Man this felt good to walk away from FUber!! Taking my nice ride off into the sunset as my real estate business is off and running. SO awesome to actually see a REAL paycheck hit my account after a year of FUBER BS...to all the lame ass Seattle cheapo tech stanksters, well you aren't interesting humans and you never will be. Going to enjoy being part of the various lawsuits against FUber and Lyft (although at least you kinda tried to treat drivers good Lyft) and getting some of my car depreciation back down the road!

To all fellow drivers....QUIT QUIT QUIT FUber is a vampire leach on your face and your cars engine sucking you both dry!!!


----------



## UberBlackPr1nce (Dec 28, 2014)

SeattleUber said:


> Man this felt good to walk away from FUber!! Taking my nice ride off into the sunset as my real estate business is off and running. SO awesome to actually see a REAL paycheck hit my account after a year of FUBER BS...to all the lame ass Seattle cheapo tech stanksters, well you aren't interesting humans and you never will be. Going to enjoy being part of the various lawsuits against FUber and Lyft (although at least you kinda tried to treat drivers good Lyft) and getting some of my car depreciation back down the road!
> 
> To all fellow drivers....QUIT QUIT QUIT FUber is a vampire leach on your face and your cars engine sucking you both dry!!!


I agree


----------



## oregonuberduber (Jul 8, 2016)

SeattleUber said:


> Man this felt good to walk away from FUber!! Taking my nice ride off into the sunset as my real estate business is off and running. SO awesome to actually see a REAL paycheck hit my account after a year of FUBER BS...to all the lame ass Seattle cheapo tech stanksters, well you aren't interesting humans and you never will be. Going to enjoy being part of the various lawsuits against FUber and Lyft (although at least you kinda tried to treat drivers good Lyft) and getting some of my car depreciation back down the road!
> 
> To all fellow drivers....QUIT QUIT QUIT FUber is a vampire leach on your face and your cars engine sucking you both dry!!!
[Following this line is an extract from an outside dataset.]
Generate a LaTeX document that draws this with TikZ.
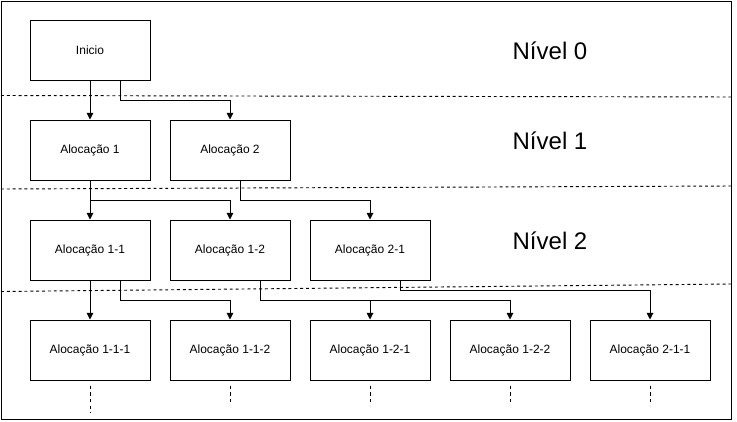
\documentclass[tikz,border=0pt]{standalone}
\usepackage{fontspec}
\setmainfont{Liberation Sans}
\usetikzlibrary{arrows.meta,calc}
\begin{document}
\begin{tikzpicture}[x=0.75pt,y=-0.75pt,
  box/.style={draw,line width=0.75pt,rectangle,minimum width=90pt,minimum height=45pt,inner sep=0pt,font=\fontsize{9}{11}\selectfont},
  lvl/.style={font=\fontsize{18}{21}\selectfont,inner sep=0pt},
  arr/.style={line width=0.75pt,-{Triangle[length=5pt,width=5pt]}},
  sep/.style={line width=0.7pt,dash pattern=on 2.2pt off 2.2pt,black},
  tail/.style={line width=0.7pt,dash pattern=on 2.5pt off 2.5pt}]
\useasboundingbox (0,0) rectangle (737,421);
\draw[line width=0.75pt] (1,1) rectangle (731,419);
% separators
\draw[sep] (1,95.5) -- (731,97);
\draw[sep] (1,189) -- (731,186);
\draw[sep] (1,291.5) -- (731,284);
% level labels
\node[lvl] (l0) at (550,50.5) {Nível 0};
\node[lvl] (l1) at (550,140.5) {Nível 1};
\node[lvl] (l2) at (550,240.5) {Nível 2};
% boxes
\node[box] (ini) at (90,50) {Inicio};
\node[box] (a1) at (90,150) {Alocação 1};
\node[box] (a2) at (230,150) {Alocação 2};
\node[box] (a11) at (90,250) {Alocação 1-1};
\node[box] (a12) at (230,250) {Alocação 1-2};
\node[box] (a21) at (370,250) {Alocação 2-1};
\node[box] (b111) at (90,350) {Alocação 1-1-1};
\node[box] (b112) at (230,350) {Alocação 1-1-2};
\node[box] (b121) at (370,350) {Alocação 1-2-1};
\node[box] (b122) at (510,350) {Alocação 1-2-2};
\node[box] (b211) at (650,350) {Alocação 2-1-1};
% connectors
\draw[arr] (ini.south) -- (a1.north);
\draw[arr] ([xshift=22.5pt]ini.south) -- ++(0,20) -| (a2.north);
\draw[arr] (a1.south) -- (a11.north);
\draw[arr] (a1.south) -- ++(0,20) -| (a12.north);
\draw[arr] ([xshift=7.5pt]a2.south) -- ++(0,20) -| (a21.north);
\draw[arr] (a11.south) -- (b111.north);
\draw[arr] ([xshift=22.5pt]a11.south) -- ++(0,20) -| (b112.north);
\draw[arr] ([xshift=22.5pt]a12.south) -- ++(0,20) -| (b121.north);
\draw[arr] ([xshift=22.5pt]a12.south) -- ++(0,20) -| (b122.north);
\draw[arr] ([xshift=22.5pt]a21.south) -- ++(0,10) -| (b211.north);
% continuation marks
\draw[tail] ([yshift=-3.75pt]b111.south) -- ++(0,27);
\draw[tail] ([yshift=-3.75pt]b112.south) -- ++(0,20);
\draw[tail] ([yshift=-3.75pt]b121.south) -- ++(0,20);
\draw[tail] ([yshift=-3.75pt]b122.south) -- ++(0,20);
\draw[tail] ([yshift=-3.75pt]b211.south) -- ++(0,20);
\end{tikzpicture}
\end{document}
I think a lot of drivers have done that. The only problem is is that uber manages to keep recruiting drivers that have no idea what they're getting into.


----------



## the ferryman (Jun 7, 2016)

i had this excrement bag of a rider request me... lyft. he later cops to waiting until prime time is lowest to request me, but "oh, can you wait for me until my bagel sandwich is ready?". Countdown to 5 mins never took so long. One min left and he gets in, talks bollocks and is munching away on his effing sandwich crumbs flying all over the place - a completely disgusting display, jerkoff in his carefully placed cool boy headband. "why dont you have line here?" have a nice day! 6 bucks later...


----------